In the meantime, we’d say that Death cannot come soon enough for Wogan, but we know he’d be replaced by Steve Wright. Oh. Ghod. No.

It’s a Mad, Mad, Mad World…

  • Barry Longthorne of Stotes Newingham, Norfolk, yesterday changed his name by deed poll to Fling Fling Fishee Fin and announced his forthcoming nuptials to a two year old halibut kept in a tank at his home.
    In a statement, Mr Fishee Fin said: “Punishing Microsoft for monopolistic practices by giving them an unbeatable monopoly over IT resources within the education system is an extremely bad idea,” thus proving that he is not completely off his fucking trolley.

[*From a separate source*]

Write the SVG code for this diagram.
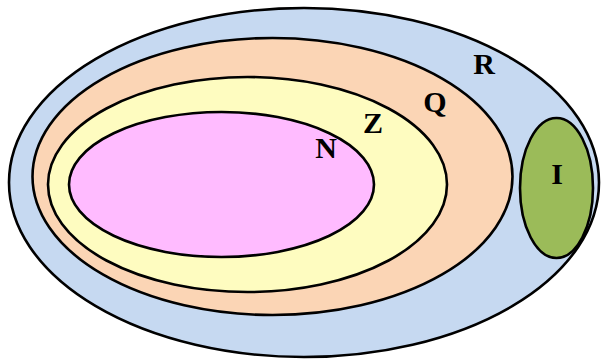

  • A new world record was declared in Walsall yesterday, when Sarah Shawstone successfully managed to cycle around the town’s war memorial 1,379 times in four hours, despite appalling dizziness. Asked why she had wanted to achieve this feat, she said: “In light of Transport Secretary Stephen Byers’ decision to authorise Heathrow Terminal 5, thus once more putting narrow business interests above both local and global pressing environment concerns, it seemed only sensible.”
  • Neighbours on Eynsham Road in Greater Manchester are up in arms after the occupant of no. 16, Mr Darren Clenshaw, elected to replace every outside wall of his semi-detached former council house with double glazing.
    “It’s disgusting and stupid!” said one. “You can see him in the bathroom and everything!”
    “I like a bit of daylight,” said Mr Clenshaw, explaining his unconventional renovations. “Besides, it’s not like I’m some fat cat Railtrack shareholder investing in a fatally flawed company to cream off public funds and then expecting to be further compensated by the taxpayer when it inevitably goes tits-up, is it?”